Nieuws

Publicatie: 17 juli 2023

Door:


Staatssecretaris Vijlbrief (EZK) en minister De Jonge (VRO) hebben op 6 juli een brief naar de Kamer verstuurd met daarin een verduidelijking van de visie van het kabinet op de rol van de overheid in de woningbouwopgave.

Strekking

In deze brief gaan de bewindspersonen expliciet in op het overheidsprerogatief in de woningbouwsector. Dit is van belang omdat, zoals ook in de Kamerbrief staat vermeld, taken die onder het overheidsprerogatief vallen geen economische activiteiten zijn die daarmee onder de Wet Markt en Overheid vallen. Klassieke overheidsprerogatieven zijn bijvoorbeeld defensie of het politiewezen, taken waarvan het duidelijk is dat zij alleen of het beste door een overheid kunnen worden uitgevoerd.

Woningnood

De demissionair staatssecretaris en minister verduidelijken in deze brief dat taken zoals het opvangen van daklozen en ontheemden, ontwikkelen en revitaliseren van steden en het bouwrijp maken van grond tot het pakket van publieke taken van de overheid behoren.

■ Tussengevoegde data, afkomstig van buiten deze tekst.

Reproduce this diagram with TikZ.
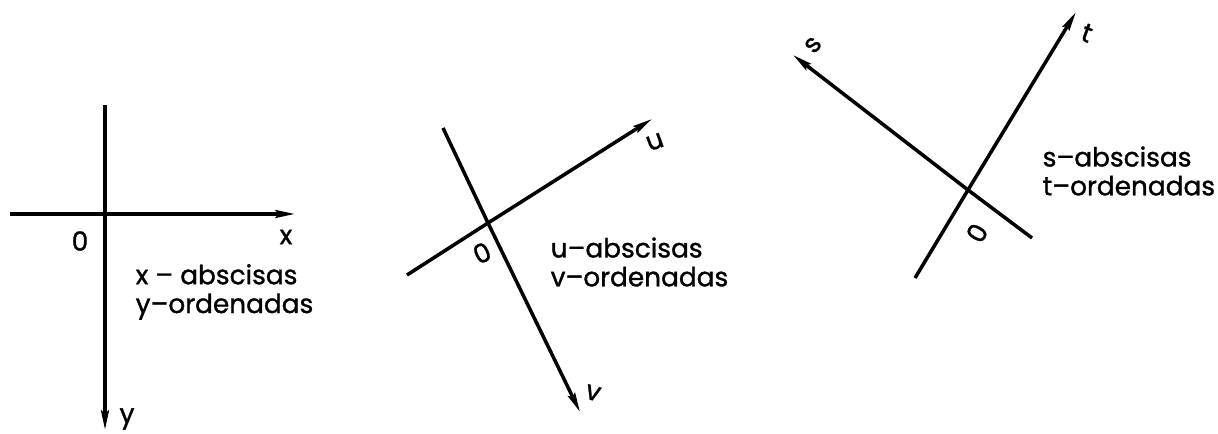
\documentclass[tikz,border=0pt]{standalone}
\usepackage{fontspec}
\setmainfont{Poppins}
\newfontfamily\letra{Poppins}[FakeBold=1.2]
\usetikzlibrary{calc, positioning}
\usetikzlibrary{arrows.meta}

\tikzset{
  axis/.style={line width=1pt, -{Stealth[length=5.5pt, width=2.2pt, inset=0.8pt]}},
  plainaxis/.style={line width=1pt},
  axlabel/.style={font=\letra\fontsize{7.5}{8}\selectfont, inner sep=0pt},
  legend/.style={font=\letra\fontsize{7.5}{8.2}\selectfont, align=left, anchor=west, inner sep=0pt}
}

\begin{document}
\begin{tikzpicture}
\useasboundingbox (0,0) rectangle (12.18,4.34);

% first system: x to the right, y downwards
\coordinate (Oxy) at (1.05,2.20);
\coordinate (Xleft) at (0.10,2.20);
\coordinate (Xtip) at (2.95,2.20);
\coordinate (Ytop) at (1.05,3.29);
\coordinate (Ytip) at (1.05,0.04);

\draw[plainaxis] (Ytop) -- (Oxy);
\draw[axis] (Oxy) -- (Ytip);
\draw[plainaxis] (Xleft) -- (Oxy);
\draw[axis] (Oxy) -- (Xtip);

\node[axlabel] (zeroA) at (0.80,1.93) {0};
\node[axlabel] (labX) at (2.86,1.97) {x};
\node[axlabel] (labY) at (1.27,0.15) {y};
\node[legend] (legA) at (1.35,1.42) {x – abscisas\\y–ordenadas};

% second system: u, v turned
\coordinate (Ouv) at (4.88,2.11);
\coordinate (Uend) at (4.07,1.59);
\coordinate (Utip) at (6.52,3.15);
\coordinate (Vend) at (4.43,3.06);
\coordinate (Vtip) at (5.80,0.22);

\draw[plainaxis] (Uend) -- (Ouv);
\draw[axis] (Ouv) -- (Utip);
\draw[plainaxis] (Vend) -- (Ouv);
\draw[axis] (Ouv) -- (Vtip);

\node[axlabel, rotate=25] (zeroB) at (4.82,1.81) {0};
\node[axlabel, rotate=20] (labU) at (6.55,2.92) {u};
\node[axlabel, rotate=-15] (labV) at (5.93,0.41) {v};
\node[legend] (legB) at (5.50,1.72) {u–abscisas\\v–ordenadas};

% third system: s, t turned
\coordinate (Ost) at (9.68,2.44);
\coordinate (Tend) at (9.15,1.56);
\coordinate (Ttip) at (10.76,4.22);
\coordinate (Send) at (10.32,1.96);
\coordinate (Stip) at (7.93,3.79);

\draw[plainaxis] (Tend) -- (Ost);
\draw[axis] (Ost) -- (Ttip);
\draw[plainaxis] (Send) -- (Ost);
\draw[axis] (Ost) -- (Stip);

\node[axlabel, rotate=60] (zeroC) at (9.77,2.01) {0};
\node[axlabel, rotate=50] (labS) at (8.13,3.89) {s};
\node[axlabel, rotate=-20] (labT) at (10.87,4.01) {t};
\node[legend] (legC) at (10.42,2.63) {s–abscisas\\t–ordenadas};
\end{tikzpicture}
\end{document}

Deze verduidelijking helpt gemeenten bij de uitdaging die ze ondervinden met betrekking tot de woningbouwopgave. Deze uitdaging komt mede doordat er voor bepaalde groepen woningzoekenden acute noodzaak is voor woonruimte, zoals bij statushouders. Het is de afgelopen jaren niet duidelijk geweest of oplossingen die buiten de sociale woningbouw om gaan, waarvan in de woningwet expliciet ligt vastgelegd dat het een overheidsprerogatief betreft, onder de Wet Markt en Overheid vallen. In sommige gevallen kan het dan lijken alsof de gemeente als een particuliere organisatie woningen (onder)verhuurt en daarmee een economische activiteit verricht. De Kamerbrief maakt duidelijk dat het kabinet van mening is dat dit niet het geval is.

Staatssteun

Daarnaast maakt de Kamerbrief duidelijk dat bij twijfel een algemeen-belang besluit een passende oplossing kan bieden. De Kamerbrief gaat alleen over de toepasselijkheid van de Wet Markt en Overheid en geeft aan dat er bij veel woningbouwactiviteiten sprake zal zijn van staatssteun. Wanneer er sprake is van staatssteun is de Wet Markt en Overheid niet van toepassing. Er moet dan wel nog steeds een staatssteuntoets plaats te vinden. Op basis van de uitkomst van de toets dient de steun kennis te worden gegeven, dan wel te worden gemeld bij de Commissie.